## START

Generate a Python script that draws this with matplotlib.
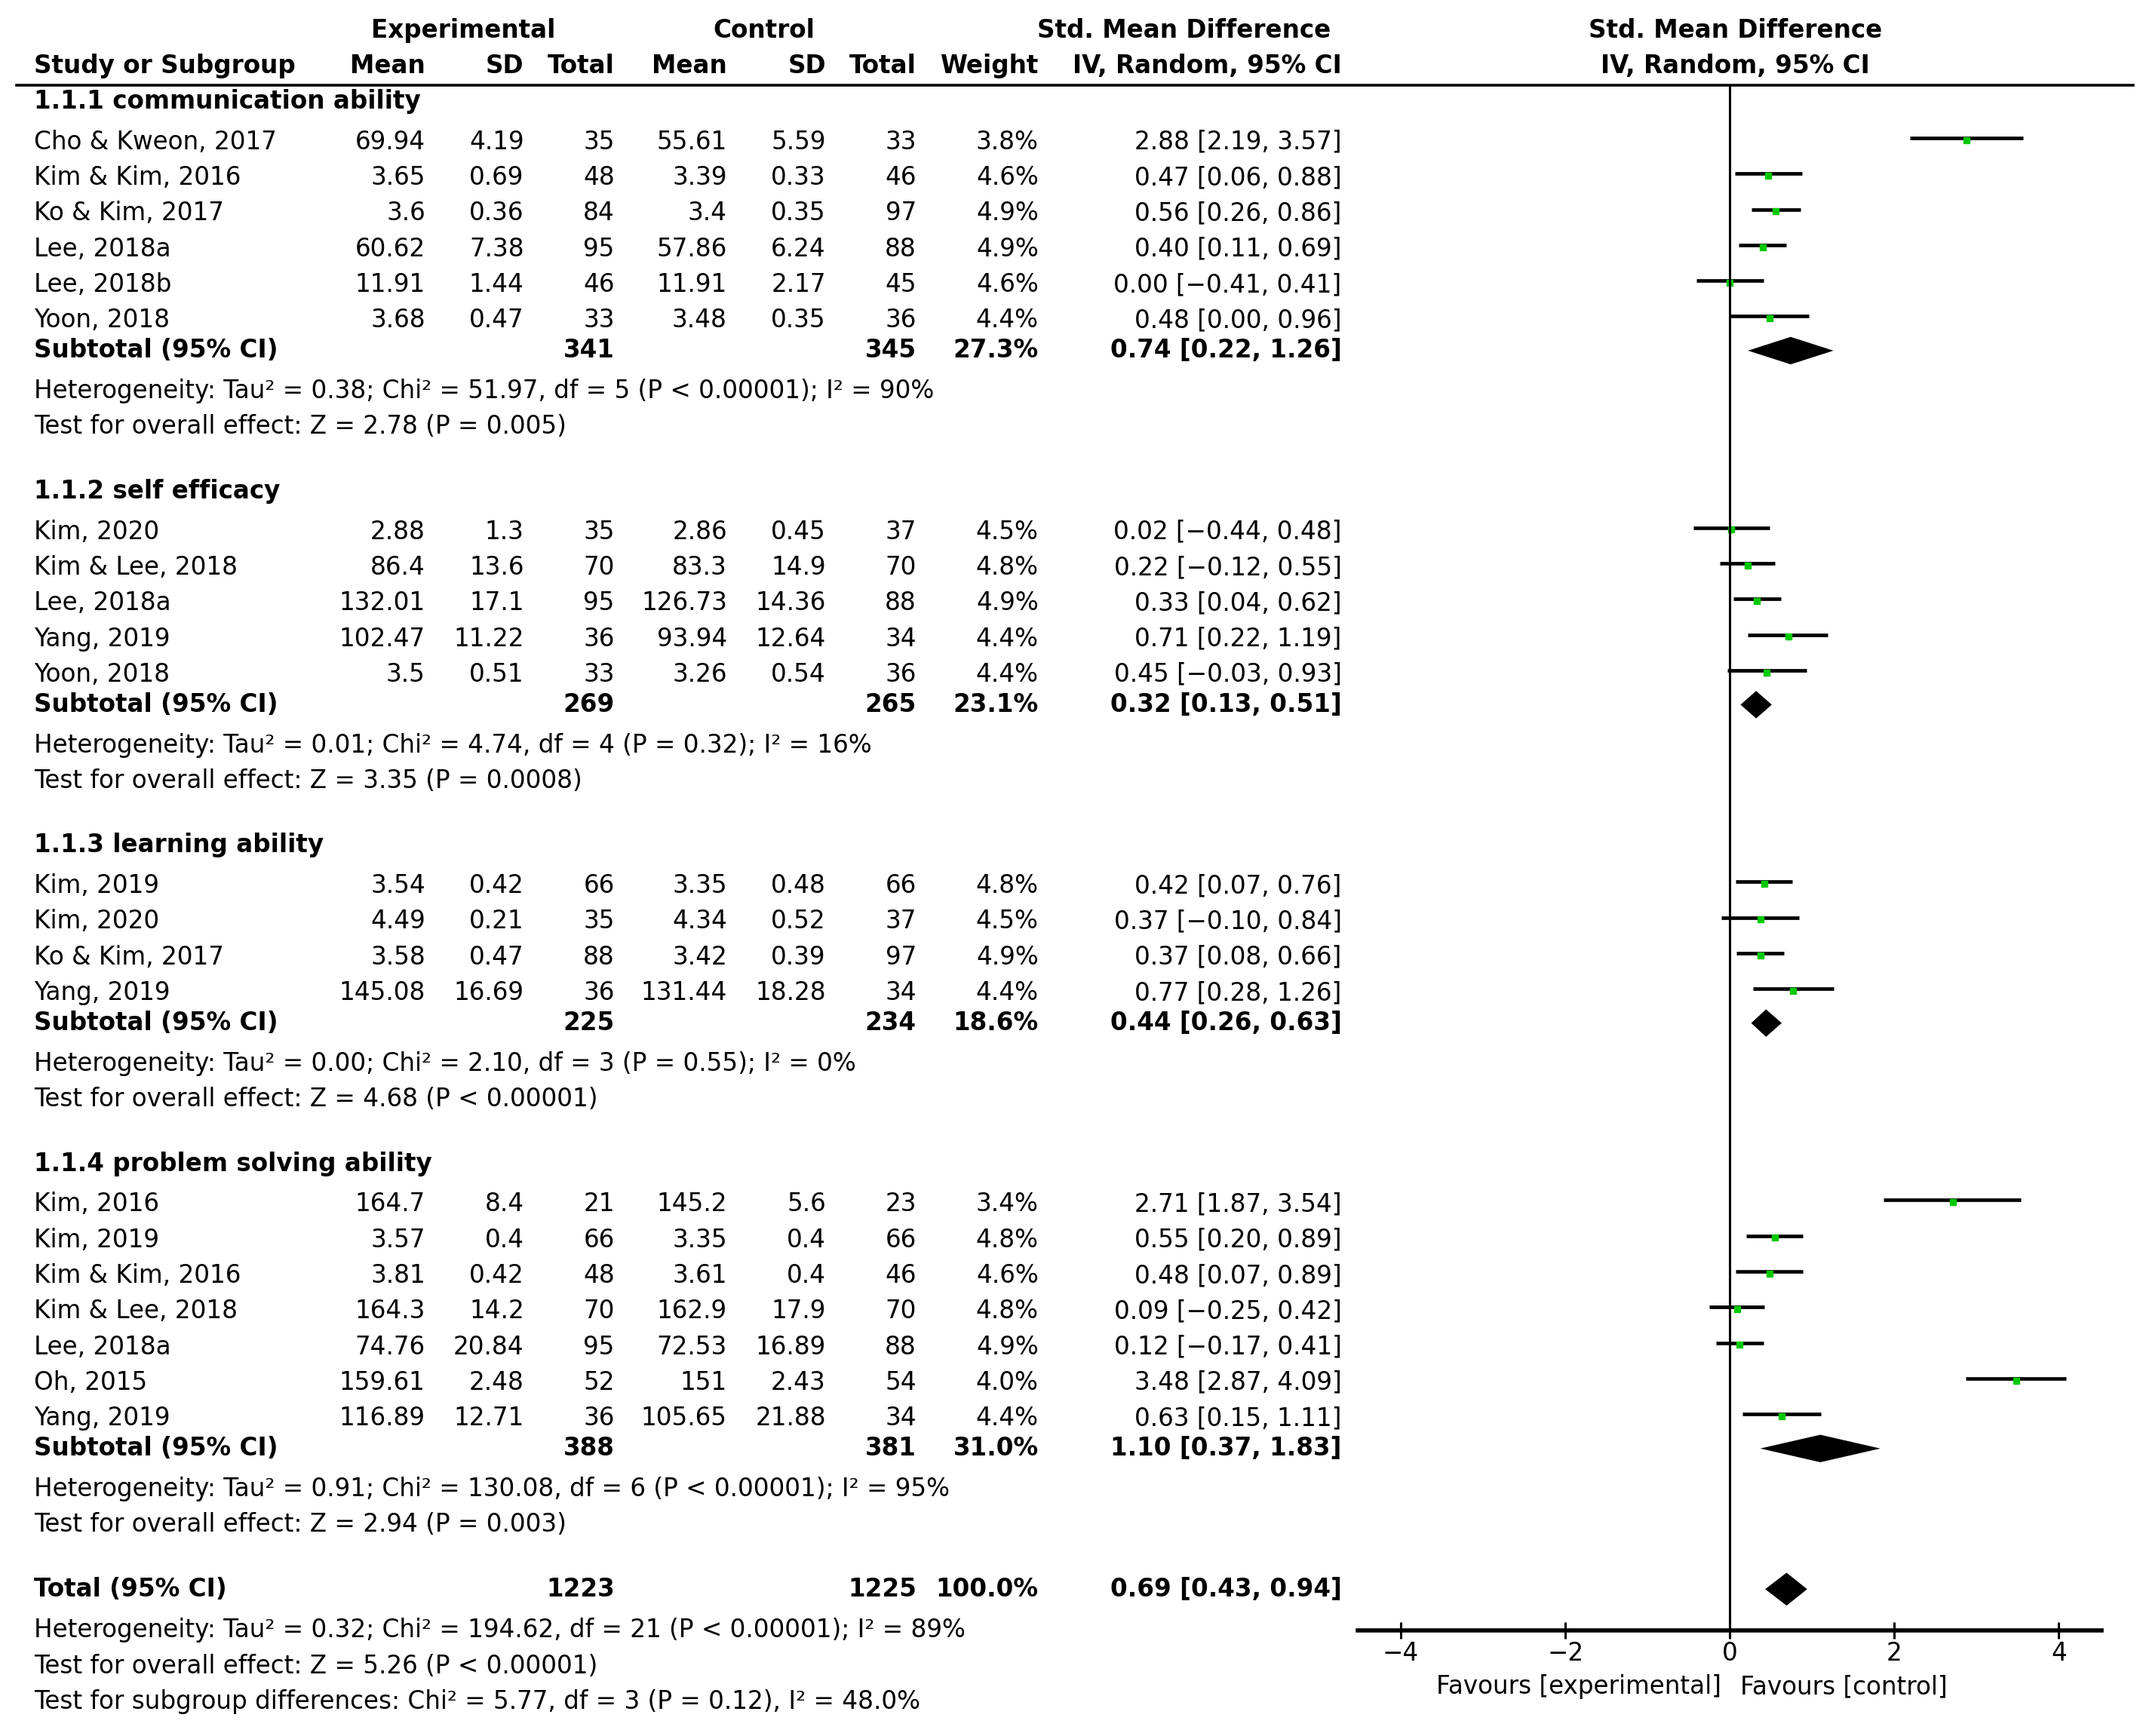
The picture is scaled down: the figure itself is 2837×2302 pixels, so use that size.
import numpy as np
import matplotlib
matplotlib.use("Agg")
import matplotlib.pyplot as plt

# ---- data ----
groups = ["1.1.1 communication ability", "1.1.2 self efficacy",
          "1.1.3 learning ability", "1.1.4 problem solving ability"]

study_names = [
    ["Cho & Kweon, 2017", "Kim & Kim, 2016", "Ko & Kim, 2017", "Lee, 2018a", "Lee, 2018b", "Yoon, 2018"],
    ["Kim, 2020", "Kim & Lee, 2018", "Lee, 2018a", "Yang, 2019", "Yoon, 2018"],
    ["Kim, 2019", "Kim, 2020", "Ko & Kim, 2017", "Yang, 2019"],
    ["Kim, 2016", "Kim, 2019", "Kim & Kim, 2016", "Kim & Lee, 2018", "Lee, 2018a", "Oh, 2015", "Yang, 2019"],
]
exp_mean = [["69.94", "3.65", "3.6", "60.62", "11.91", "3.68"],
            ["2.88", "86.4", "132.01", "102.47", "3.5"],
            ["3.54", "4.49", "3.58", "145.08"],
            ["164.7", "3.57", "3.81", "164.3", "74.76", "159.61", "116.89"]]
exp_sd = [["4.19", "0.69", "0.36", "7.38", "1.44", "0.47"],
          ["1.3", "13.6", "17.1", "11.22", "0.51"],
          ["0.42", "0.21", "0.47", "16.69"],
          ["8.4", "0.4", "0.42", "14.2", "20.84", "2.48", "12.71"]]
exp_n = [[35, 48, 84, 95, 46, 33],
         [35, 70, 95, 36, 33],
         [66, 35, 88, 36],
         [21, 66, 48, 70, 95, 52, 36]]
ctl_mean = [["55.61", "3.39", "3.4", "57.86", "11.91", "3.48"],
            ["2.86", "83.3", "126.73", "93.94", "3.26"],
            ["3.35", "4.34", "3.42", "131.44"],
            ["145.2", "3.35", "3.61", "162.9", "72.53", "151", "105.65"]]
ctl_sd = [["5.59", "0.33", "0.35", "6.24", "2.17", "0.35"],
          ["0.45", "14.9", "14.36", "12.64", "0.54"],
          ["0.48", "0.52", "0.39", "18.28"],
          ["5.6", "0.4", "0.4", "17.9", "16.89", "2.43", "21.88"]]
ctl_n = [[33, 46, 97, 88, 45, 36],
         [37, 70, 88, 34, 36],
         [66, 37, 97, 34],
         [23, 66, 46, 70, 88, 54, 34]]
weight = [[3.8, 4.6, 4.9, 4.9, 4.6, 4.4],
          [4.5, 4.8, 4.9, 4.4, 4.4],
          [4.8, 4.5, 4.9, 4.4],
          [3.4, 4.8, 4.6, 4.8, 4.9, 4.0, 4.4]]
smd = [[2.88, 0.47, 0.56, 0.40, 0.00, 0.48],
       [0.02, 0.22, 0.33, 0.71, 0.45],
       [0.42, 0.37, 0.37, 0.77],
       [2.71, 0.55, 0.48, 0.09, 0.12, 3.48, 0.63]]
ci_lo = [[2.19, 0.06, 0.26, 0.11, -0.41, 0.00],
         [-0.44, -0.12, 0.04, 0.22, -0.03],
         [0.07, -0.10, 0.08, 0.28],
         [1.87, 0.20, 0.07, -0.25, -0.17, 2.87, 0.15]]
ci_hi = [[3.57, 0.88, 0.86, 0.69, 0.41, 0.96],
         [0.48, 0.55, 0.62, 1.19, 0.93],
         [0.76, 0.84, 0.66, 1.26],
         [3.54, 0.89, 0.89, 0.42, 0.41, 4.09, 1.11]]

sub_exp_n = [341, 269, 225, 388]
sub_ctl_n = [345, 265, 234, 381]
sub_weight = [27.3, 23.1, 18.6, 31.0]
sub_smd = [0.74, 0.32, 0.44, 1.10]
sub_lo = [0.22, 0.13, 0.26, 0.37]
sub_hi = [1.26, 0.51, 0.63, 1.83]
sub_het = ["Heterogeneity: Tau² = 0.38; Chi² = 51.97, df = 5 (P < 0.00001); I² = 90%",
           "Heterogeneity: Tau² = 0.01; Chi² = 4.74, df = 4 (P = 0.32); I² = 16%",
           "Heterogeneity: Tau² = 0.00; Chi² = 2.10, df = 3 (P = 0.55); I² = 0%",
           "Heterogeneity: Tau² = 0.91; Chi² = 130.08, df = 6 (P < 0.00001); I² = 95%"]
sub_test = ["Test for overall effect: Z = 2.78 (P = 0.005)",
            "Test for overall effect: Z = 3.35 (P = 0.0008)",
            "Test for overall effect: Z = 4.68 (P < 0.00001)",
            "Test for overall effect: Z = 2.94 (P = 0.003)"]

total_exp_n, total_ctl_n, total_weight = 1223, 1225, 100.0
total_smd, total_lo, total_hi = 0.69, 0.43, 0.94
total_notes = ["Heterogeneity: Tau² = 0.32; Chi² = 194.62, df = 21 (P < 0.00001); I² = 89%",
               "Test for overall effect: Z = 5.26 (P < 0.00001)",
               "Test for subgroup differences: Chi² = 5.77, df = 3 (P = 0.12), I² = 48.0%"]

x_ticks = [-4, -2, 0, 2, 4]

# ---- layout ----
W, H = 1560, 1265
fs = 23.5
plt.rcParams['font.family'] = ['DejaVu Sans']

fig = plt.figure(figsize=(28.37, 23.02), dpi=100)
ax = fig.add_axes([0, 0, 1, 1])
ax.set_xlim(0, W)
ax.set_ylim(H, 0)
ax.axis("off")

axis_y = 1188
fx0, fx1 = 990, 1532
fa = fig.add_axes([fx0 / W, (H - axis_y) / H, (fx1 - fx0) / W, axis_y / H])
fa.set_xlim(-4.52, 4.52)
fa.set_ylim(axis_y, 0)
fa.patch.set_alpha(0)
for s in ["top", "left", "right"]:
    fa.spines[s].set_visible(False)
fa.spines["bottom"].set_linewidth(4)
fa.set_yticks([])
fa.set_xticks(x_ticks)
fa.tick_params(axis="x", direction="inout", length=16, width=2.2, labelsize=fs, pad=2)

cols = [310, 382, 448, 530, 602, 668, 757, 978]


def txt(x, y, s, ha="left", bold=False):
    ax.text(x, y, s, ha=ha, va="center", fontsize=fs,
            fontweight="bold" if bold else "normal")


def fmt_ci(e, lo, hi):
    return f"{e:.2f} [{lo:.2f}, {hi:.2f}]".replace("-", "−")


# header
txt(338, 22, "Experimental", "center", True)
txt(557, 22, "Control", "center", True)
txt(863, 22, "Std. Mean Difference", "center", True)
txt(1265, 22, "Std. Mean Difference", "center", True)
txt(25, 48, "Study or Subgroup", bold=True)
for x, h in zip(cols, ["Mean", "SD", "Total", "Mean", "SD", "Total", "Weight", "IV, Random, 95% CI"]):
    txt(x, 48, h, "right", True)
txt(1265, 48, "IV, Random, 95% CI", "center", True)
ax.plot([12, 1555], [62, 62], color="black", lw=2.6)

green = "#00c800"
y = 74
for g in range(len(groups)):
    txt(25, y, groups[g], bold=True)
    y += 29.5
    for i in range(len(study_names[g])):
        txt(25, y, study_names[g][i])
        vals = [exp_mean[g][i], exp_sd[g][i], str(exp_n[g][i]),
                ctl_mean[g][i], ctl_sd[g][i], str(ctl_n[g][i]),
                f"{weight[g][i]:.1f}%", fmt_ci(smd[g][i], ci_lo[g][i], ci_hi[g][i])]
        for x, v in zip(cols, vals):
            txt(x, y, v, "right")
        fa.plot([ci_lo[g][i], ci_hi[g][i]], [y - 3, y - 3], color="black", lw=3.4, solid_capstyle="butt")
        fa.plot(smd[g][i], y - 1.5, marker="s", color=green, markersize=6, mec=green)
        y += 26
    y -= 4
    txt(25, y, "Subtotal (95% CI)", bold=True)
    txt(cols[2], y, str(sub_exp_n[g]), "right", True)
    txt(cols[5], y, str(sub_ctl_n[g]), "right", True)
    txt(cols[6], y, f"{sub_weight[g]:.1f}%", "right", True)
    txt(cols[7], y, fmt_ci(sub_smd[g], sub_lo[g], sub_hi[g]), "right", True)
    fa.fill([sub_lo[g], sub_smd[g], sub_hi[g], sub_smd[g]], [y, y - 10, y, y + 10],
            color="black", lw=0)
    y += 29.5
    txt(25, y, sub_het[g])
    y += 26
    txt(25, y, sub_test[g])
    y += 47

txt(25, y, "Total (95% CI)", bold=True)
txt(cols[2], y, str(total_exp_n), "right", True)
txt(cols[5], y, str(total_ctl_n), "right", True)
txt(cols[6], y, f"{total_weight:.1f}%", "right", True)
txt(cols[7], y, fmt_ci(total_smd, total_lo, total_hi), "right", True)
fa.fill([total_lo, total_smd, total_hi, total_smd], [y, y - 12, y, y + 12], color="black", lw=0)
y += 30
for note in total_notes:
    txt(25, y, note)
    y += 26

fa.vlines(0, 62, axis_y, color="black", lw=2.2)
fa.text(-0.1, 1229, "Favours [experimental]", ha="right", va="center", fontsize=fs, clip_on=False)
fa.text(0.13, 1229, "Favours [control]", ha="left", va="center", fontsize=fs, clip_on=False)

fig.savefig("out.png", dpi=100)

## END

*TASK TO COMPLETE:*
Look through the material above and print exactly the lines from the one containing "The picture is" to the one containing "import matplotlib.pyplot as plt", both included, and nothing more.

*EXERCISE SOLUTION:*
The picture is scaled down: the figure itself is 2837×2302 pixels, so use that size.
import numpy as np
import matplotlib
matplotlib.use("Agg")
import matplotlib.pyplot as plt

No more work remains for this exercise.